David Ford slams Arlene Foster 'for putting self-interest ahead of victims' rights'
First Minister Arlene Foster has been accused of putting politics and her party ahead of the needs of Troubles victims.
Alliance leader David Ford said the DUP leader's assertion that any deal on legacy issues will have to wait until after the Assembly election in May was "sad".
"She was effectively saying that electoral politics came first: that dealing with the past requires leadership and she and others weren't prepared to show leadership in case it cost their party votes," he argued.
"Party first, victims second: so much for new leadership."

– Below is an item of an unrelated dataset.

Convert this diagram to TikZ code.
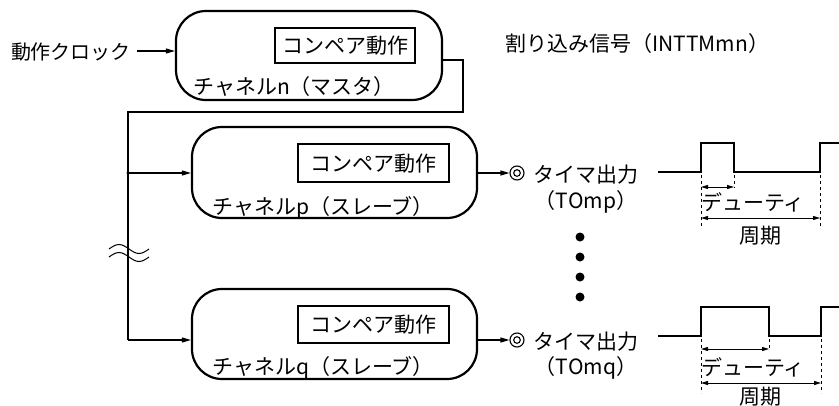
\documentclass[tikz,border=0pt]{standalone}
\usepackage{fontspec}
\setmainfont{Noto Sans CJK JP}
\usetikzlibrary{arrows.meta}
\begin{document}
\begin{tikzpicture}[x=1pt,y=-1pt,
  every node/.style={font=\fontsize{21}{24}\selectfont, inner sep=0pt, text height=17.5pt, text depth=1.5pt},
  chbox/.style={draw, line width=2.2pt, rounded corners=30pt, text height=, text depth=},
  cmpbox/.style={draw, line width=1.8pt, text height=, text depth=},
  conn/.style={line width=1.1pt},
  arr/.style={conn, -{Triangle[length=9pt,width=5pt]}},
  darr/.style={line width=0.9pt, {Triangle[length=7pt,width=4pt]}-{Triangle[length=7pt,width=4pt]}},
  wave/.style={line width=1.9pt},
  dsh/.style={line width=0.9pt, dash pattern=on 3pt off 3pt},
  outc/.style={circle, draw, line width=1.1pt, minimum size=14pt, text height=, text depth=},
  bullet/.style={circle, fill, minimum size=9pt, text height=, text depth=}
]
\useasboundingbox (0,0) rectangle (839,405);

% channel boxes
\node[chbox, minimum width=266pt, minimum height=89pt] (m) at (309,55.5) {};
\node[chbox, minimum width=285pt, minimum height=91pt] (p) at (334.5,172.5) {};
\node[chbox, minimum width=285pt, minimum height=90pt] (q) at (334.5,334) {};

% compare boxes
\node[cmpbox, minimum width=140pt, minimum height=35pt] (mc) at (345,45.5) {};
\node[cmpbox, minimum width=151pt, minimum height=38pt] (pc) at (373.5,163) {};
\node[cmpbox, minimum width=151pt, minimum height=37pt] (qc) at (373.5,324.5) {};
\node (mct) at (mc.center) {コンペア動作};
\node (pct) at (pc.center) {コンペア動作};
\node (qct) at (qc.center) {コンペア動作};

% channel labels
\node (ml) at (294,86) {チャネルn（マスタ）};
\node (pl) at (323,206) {チャネルp（スレーブ）};
\node (ql) at (323,366.5) {チャネルq（スレーブ）};

% clock
\node[font=\fontsize{20}{23}\selectfont, text height=17pt] (clk) at (71,51.5) {動作クロック};
\coordinate (ck) at (137,51);
\draw[arr] (ck) -- (m.west |- ck);

% interrupt
\node[anchor=west] (int) at (505,43) {割り込み信号（INTTMmn）};
\coordinate (c1) at (463,60);
\coordinate (c2) at (463,112);
\coordinate (c3) at (128,112);
\coordinate (jp) at (128,173);
\coordinate (jq) at (128,340);
\draw[conn] (m.east |- c1) -- (c1) -- (c2) -- (c3) -- (jq);
\draw[arr] (jq) -- (q.west |- jq);
\draw[arr] (jp) -- (p.west |- jp);
\fill (jp) circle (1.6pt);

% break mark
\draw[line width=1pt] (109,249) sin (119,244.5) cos (129,249) sin (139,253.5) cos (149,249);
\draw[line width=1pt] (109,257) sin (119,252.5) cos (129,257) sin (139,261.5) cos (149,257);

% outputs
\node[outc] (op) at (517,173) {};
\draw[line width=1.1pt] (op.center) circle (3.3pt);
\draw[arr] (p.east |- op) -- (op.west);
\node[outc] (oq) at (517,340) {};
\draw[line width=1.1pt] (oq.center) circle (3.3pt);
\draw[arr] (q.east |- oq) -- (oq.west);

\node (tp1) at (586,174) {タイマ出力};
\node (tp2) at (586,200) {（TOmp）};
\node (tq1) at (586,341) {タイマ出力};
\node (tq2) at (586,366) {（TOmq）};

% dots
\node[bullet] (d1) at (580,237) {};
\node[bullet] (d2) at (580,257) {};
\node[bullet] (d3) at (580,277) {};
\node[bullet] (d4) at (580,297) {};

% waveform p
\draw[wave] (658,172) -- (701,172) -- (701,143) -- (734,143) -- (734,172) -- (820,172) -- (820,143) -- (840,143);
\draw[dsh] (701,175) -- (701,228);
\draw[dsh] (734,175) -- (734,188);
\draw[dsh] (820,175) -- (820,228);
\draw[darr] (701,187) -- (734,187);
\draw[darr] (701,218) -- (820,218);
\node[anchor=west] (dp) at (701,202) {デューティ};
\node (pp) at (760,235) {周期};

% waveform q
\draw[wave] (658,336) -- (701,336) -- (701,307) -- (769,307) -- (769,336) -- (821,336) -- (821,307) -- (840,307);
\draw[dsh] (701,339) -- (701,393);
\draw[dsh] (769,339) -- (769,350);
\draw[dsh] (821,339) -- (821,393);
\draw[darr] (701,349) -- (769,349);
\draw[darr] (701,383) -- (821,383);
\node[anchor=west] (dq) at (701,367) {デューティ};
\node (pq) at (760,396) {周期};
\end{tikzpicture}
\end{document}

Addressing his party's annual conference, Mr Ford also charged Secretary of State Theresa Villiers with ignoring victims in the negotiations which led to Stormont's Fresh Start deal between the DUP and Sinn Fein.
"We told her she had the leverage to secure a genuinely comprehensive agreement, but when a deal seemed easier to secure by ignoring - repeat, ignoring - victims, she blinked," he claimed.
In what could be his final conference speech as Alliance leader, Mr Ford called for an end to the "stop-go-pause-rewind" politics at Stormont,
Mr Ford, who is standing down as Justice Minister, also attacked Sinn Fein as being "economically illiterate".
Personal attacks on leader Gerry Adams were unfair, he said, adding: "The whole of Sinn Fein is economically illiterate, in the Assembly, just as they are in the Dail."
SF's promise to protect all welfare claimants indefinitely was "just impossible to fund" and the move of the Department of Agriculture headquarters to Ballykelly was going ahead "without a business case" Mr Ford said. "However, we shouldn't just criticise nationalists for that. The DUP are letting them away with the Ballykelly move, oblivious to the waste of money and the potential damage to business continuity," the Alliance chief claimed.
To applause, he told the gathering at the La Mon Hotel on Saturday of his "disgust" that women with experience of a pregnancy involving fatal foetal abnormality had been let down by the DUP, UUP and the SDLP.
And he said the DUP had "sought to cloud the issue" by saying Mrs Foster had asked Health Minister Simon Hamilton to set up an expert group - the initial deadline for which had now passed.
"Nice soundbite, if you ignore the fact that I asked the DUP Health Minister to share a consultation two-and-a-half years ago and I have never yet had a reply," he said.
Mr Ford paid tribute to three MLAs who were not standing for re-election - Anna Lo, Judith Cochrane and Kieran McCarthy - and revealed his election manifesto will include new legislation on integrated education and the environment; a climate change Bill, and an independent Environment Protection Agency.
In her speech, Alliance deputy leader Naomi Long said the whiff of corruption in Northern Ireland politics was now "a stench".
Despite past instances of corruption and greed, the coming election was taking place against the backdrop of a new Stormont expenses scandal and ongoing revelations around the Nama affair, she said.
After taking six months out to consider her future, and whether she wanted to return to political life, Mrs Long called the Fresh Start deal agreed in November "the most ironically named political agreement of all-time".
Seen by many as a racing certainty to replace Mr Ford when he stands down, she made clear she wanted to return to Stormont an elected MLA - after the East Belfast Westminster seat she snatched from Peter Robinson in 2010 went back to the DUP.